Lernende können die Folgen ihres Handelns weniger gut einschätzen. Dadurch reagieren sie auf Störungen wie Handy, Lärm etc. viel intensiver und lassen sich schneller ablenken.

1. Arbeitssicherheit vom ersten Tag an. Es ist gerade bei Neueinsteigern wichtig, ihnen von Anfang an die Bedeutung des Arbeitsschutzes klarzumachen – damit Unfälle gar nicht erst passieren.

Die Ausbildung resp. Sensibilisierung der Lernenden für die Arbeits­sicherheit vom ersten Tag an führt zu einer besseren Risikowahrnehmung und ist ein wichtiger Baustein der Unfallprävention. Der Lernende muss vom ersten Arbeitstag an mit der geeigneten Schutzausrüstung ausgerüstet und geschult werden.

2. Arbeitsaufträge unterteilen und Teil­aufgaben dem Lernenden verständlich mitteilen. Eine regelmässige Überprüfung der Arbeiten vom Lernenden, insbesondere bezüglich des Arbeitsschutzes, hat dabei höchste Priorität, denn der Umbau vom Gehirn führt dazu, dass Lernende auch einfache Arbeiten nach kurzer Zeit verlernen können.

3. Sich der Verantwortung gegenüber dem Lernenden bewusst werden. Der Berufsbildner ist für die Ausbildung im Betrieb verantwortlich.
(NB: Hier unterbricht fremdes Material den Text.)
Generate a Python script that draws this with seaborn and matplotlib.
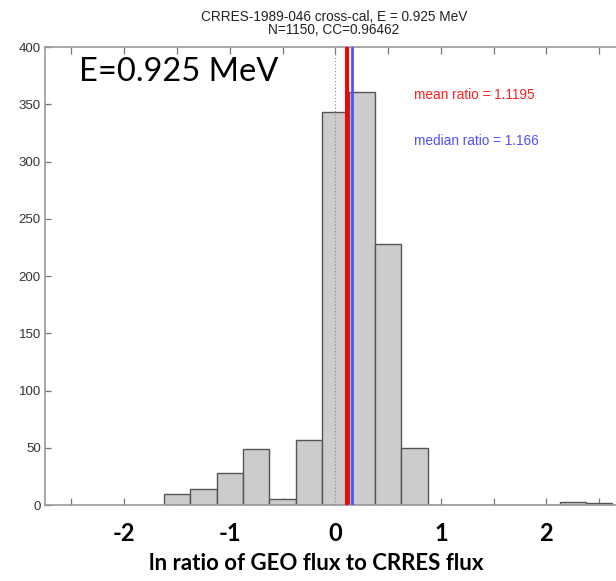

Wird der Lernende einem Mitarbeiter zugeteilt, so trägt dieser die Verantwortung, vor allem für den Bereich der Arbeits­sicherheit. Eine Instruktion oder Sensibilisierung des Mitarbeiters durch den Berufsbildner kann nötig sein.

4. Keine Arbeiten unter Spannung. Der Lernende darf bis zum Überbetrieblichen Kurs im 3. Lehrjahr (ÜK 3) keine Arbeiten unter Spannung (AuS 1) ausführen. Er arbeitet nur an Anlagen und Installationen, welche nach den fünf Sicherheitsregeln für spannungsfreies Arbeiten ausgeschaltet wurden und die er selbst unter Anleitung und Überwachung des Vorgesetzten auf Spannungslosigkeit überprüft hat.

5. Vorbild sein gilt für alle! Mitarbeiter in Lehrbetrieben müssen stets Vorbilder sein. Eine professionelle und motivierende Einstellung der Mitarbeiter am Arbeitsplatz überträgt sich schnell auf Lernende. Ein positives Arbeitsklima fördert das Qualitätsbewusstsein und trägt massgeblich zur Unfallverhütung bei.

Elektrounfälle von Lernenden können nur minimiert werden, wenn die ganze Firma keine Improvisationen zulässt und alle versuchen, dem Lernenden ein Vorbild zu sein.